→ **TASK DESCRIPTION**: Repeat exactly the lines running from the first line of the data to the line containing "const yTicksM15 = [6.0, 6.5, 7.0, 7.5, 8.0, 8.5, 9.0];", both ends included, and nothing else; drop the pictures.

→ **DATASET SECTION**:

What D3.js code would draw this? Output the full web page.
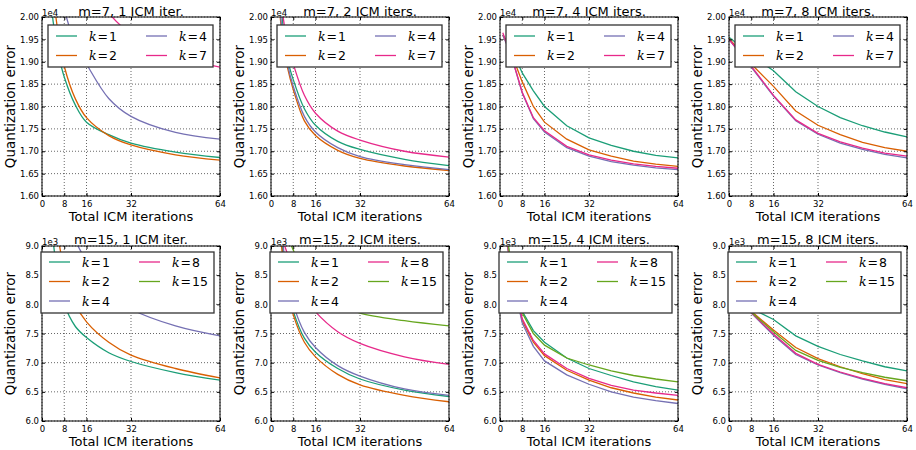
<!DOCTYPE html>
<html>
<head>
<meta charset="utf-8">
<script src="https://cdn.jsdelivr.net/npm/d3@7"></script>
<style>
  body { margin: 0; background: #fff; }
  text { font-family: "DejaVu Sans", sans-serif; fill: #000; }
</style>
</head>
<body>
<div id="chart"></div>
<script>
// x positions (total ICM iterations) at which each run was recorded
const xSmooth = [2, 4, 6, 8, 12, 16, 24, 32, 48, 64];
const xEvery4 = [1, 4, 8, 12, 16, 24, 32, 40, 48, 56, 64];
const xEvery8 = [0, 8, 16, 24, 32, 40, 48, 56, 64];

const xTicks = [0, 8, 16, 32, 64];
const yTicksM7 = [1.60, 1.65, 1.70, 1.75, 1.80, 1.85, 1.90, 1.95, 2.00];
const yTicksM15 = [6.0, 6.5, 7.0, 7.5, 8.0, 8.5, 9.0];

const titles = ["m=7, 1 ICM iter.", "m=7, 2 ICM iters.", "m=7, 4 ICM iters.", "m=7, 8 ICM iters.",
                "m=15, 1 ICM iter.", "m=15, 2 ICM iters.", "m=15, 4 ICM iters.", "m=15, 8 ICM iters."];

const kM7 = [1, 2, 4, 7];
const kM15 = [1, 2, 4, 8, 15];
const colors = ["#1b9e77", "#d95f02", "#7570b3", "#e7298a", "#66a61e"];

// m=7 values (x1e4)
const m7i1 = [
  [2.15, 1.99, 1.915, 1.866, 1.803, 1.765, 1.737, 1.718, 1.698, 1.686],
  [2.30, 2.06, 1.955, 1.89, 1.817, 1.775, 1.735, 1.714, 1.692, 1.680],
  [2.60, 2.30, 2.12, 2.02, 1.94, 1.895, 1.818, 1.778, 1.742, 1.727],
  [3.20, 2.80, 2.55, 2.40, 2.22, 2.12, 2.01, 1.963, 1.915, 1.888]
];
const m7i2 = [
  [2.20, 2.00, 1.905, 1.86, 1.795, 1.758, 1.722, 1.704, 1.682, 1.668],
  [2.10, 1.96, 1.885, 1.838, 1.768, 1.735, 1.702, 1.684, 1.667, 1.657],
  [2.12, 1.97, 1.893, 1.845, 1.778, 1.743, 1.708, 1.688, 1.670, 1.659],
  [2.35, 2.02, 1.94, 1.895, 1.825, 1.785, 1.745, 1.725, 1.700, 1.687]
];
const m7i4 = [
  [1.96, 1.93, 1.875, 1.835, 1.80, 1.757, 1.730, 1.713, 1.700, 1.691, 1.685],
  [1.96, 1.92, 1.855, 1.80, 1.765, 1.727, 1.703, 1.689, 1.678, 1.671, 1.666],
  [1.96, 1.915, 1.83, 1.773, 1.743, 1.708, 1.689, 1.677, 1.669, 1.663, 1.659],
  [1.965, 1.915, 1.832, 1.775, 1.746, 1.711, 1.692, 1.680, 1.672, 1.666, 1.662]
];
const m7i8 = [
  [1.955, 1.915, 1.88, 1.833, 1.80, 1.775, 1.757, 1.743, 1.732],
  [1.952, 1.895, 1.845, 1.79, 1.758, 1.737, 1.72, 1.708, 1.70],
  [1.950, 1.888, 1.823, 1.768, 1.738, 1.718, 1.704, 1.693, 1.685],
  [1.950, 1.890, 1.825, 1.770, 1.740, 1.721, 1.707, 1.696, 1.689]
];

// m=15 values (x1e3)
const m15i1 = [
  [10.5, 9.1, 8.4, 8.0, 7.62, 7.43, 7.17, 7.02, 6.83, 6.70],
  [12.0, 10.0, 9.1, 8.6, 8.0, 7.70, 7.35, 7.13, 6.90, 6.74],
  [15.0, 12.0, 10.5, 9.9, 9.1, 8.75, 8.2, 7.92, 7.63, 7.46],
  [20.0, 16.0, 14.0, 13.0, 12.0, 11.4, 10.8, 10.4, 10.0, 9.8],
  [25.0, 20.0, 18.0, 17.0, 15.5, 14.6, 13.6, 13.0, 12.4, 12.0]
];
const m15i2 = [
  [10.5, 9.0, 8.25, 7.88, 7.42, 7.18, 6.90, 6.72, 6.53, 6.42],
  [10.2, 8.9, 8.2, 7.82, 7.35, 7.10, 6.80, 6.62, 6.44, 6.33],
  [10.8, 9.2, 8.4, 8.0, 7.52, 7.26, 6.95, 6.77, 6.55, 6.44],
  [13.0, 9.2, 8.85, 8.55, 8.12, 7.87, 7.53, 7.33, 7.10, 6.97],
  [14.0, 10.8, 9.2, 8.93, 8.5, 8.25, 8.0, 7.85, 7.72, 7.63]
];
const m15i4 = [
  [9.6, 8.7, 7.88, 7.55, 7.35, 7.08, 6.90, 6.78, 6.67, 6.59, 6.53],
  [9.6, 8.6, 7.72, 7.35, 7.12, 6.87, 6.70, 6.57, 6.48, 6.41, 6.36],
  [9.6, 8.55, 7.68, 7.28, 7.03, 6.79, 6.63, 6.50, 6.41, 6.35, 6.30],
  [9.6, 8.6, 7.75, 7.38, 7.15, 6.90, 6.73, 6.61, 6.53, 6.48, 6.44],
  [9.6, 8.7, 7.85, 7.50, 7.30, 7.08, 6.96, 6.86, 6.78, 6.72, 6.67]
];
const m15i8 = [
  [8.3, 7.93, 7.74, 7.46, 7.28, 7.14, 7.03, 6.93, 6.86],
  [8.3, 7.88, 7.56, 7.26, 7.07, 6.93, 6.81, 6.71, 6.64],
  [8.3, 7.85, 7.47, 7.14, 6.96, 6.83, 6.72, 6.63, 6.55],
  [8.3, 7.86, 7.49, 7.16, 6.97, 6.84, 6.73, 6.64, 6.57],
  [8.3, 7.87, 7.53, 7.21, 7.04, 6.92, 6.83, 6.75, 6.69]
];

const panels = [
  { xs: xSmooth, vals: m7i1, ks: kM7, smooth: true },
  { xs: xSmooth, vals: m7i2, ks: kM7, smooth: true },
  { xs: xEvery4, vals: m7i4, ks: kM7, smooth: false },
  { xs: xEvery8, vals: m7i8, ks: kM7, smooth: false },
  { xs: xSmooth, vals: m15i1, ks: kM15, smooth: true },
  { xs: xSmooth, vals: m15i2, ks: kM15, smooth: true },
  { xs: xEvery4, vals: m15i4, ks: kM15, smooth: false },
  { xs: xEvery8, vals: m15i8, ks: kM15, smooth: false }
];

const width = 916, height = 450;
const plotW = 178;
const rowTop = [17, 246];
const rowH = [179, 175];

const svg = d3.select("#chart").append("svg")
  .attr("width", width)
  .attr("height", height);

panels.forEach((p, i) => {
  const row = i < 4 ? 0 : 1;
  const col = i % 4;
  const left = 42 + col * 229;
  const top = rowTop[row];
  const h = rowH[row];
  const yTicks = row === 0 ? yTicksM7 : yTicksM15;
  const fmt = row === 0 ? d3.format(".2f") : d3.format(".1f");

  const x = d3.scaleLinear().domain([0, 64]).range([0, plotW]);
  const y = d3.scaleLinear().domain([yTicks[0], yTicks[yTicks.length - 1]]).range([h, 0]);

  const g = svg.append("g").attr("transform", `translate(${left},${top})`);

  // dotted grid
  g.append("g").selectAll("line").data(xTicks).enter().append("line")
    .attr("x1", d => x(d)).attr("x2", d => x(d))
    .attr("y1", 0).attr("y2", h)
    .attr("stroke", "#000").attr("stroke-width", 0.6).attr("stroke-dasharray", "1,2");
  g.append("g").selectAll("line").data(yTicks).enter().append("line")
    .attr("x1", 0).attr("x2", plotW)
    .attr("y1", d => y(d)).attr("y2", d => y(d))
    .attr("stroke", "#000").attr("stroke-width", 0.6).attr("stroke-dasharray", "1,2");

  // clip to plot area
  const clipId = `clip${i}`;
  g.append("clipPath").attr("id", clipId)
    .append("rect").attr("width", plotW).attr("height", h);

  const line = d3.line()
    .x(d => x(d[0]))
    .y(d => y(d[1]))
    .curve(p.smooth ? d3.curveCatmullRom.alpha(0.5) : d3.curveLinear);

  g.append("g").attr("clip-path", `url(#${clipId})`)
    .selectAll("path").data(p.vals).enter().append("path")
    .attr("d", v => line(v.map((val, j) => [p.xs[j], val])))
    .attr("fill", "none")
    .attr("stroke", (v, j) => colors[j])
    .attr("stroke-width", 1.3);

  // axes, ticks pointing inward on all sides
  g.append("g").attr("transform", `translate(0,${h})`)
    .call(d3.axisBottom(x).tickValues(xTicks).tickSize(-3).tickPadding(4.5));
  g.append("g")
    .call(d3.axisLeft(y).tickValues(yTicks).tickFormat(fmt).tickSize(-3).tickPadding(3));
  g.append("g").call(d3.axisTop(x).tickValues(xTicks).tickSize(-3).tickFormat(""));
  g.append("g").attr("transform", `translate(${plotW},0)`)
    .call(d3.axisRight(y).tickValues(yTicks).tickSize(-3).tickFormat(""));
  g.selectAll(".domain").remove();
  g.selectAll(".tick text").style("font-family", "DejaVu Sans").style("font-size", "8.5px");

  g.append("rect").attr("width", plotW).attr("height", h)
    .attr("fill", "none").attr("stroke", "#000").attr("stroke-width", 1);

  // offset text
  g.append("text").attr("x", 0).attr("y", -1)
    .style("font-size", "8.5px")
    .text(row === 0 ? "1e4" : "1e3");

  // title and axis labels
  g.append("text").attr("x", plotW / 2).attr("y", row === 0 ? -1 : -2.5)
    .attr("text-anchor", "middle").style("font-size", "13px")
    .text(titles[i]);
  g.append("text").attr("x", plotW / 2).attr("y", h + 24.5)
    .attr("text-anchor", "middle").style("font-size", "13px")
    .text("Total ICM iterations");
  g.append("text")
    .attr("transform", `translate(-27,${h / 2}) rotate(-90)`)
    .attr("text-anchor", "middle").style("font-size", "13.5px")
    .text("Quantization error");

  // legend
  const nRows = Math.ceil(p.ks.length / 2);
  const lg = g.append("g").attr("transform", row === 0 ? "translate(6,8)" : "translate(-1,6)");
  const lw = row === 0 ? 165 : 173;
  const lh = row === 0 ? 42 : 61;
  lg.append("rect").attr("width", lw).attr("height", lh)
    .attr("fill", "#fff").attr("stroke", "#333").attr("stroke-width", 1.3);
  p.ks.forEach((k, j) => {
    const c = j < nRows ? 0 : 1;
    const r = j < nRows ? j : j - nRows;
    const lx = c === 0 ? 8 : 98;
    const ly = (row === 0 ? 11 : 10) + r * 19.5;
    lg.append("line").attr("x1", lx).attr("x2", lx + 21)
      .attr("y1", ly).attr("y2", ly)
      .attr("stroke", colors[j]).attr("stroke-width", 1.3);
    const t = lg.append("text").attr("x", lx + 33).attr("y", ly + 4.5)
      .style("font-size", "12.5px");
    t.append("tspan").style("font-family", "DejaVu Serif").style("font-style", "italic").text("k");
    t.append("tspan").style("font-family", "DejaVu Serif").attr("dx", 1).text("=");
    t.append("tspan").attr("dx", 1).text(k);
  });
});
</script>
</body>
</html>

→ **RESULT OF THE EXERCISE**:
What D3.js code would draw this? Output the full web page.
<!DOCTYPE html>
<html>
<head>
<meta charset="utf-8">
<script src="https://cdn.jsdelivr.net/npm/d3@7"></script>
<style>
  body { margin: 0; background: #fff; }
  text { font-family: "DejaVu Sans", sans-serif; fill: #000; }
</style>
</head>
<body>
<div id="chart"></div>
<script>
// x positions (total ICM iterations) at which each run was recorded
const xSmooth = [2, 4, 6, 8, 12, 16, 24, 32, 48, 64];
const xEvery4 = [1, 4, 8, 12, 16, 24, 32, 40, 48, 56, 64];
const xEvery8 = [0, 8, 16, 24, 32, 40, 48, 56, 64];

const xTicks = [0, 8, 16, 32, 64];
const yTicksM7 = [1.60, 1.65, 1.70, 1.75, 1.80, 1.85, 1.90, 1.95, 2.00];
const yTicksM15 = [6.0, 6.5, 7.0, 7.5, 8.0, 8.5, 9.0];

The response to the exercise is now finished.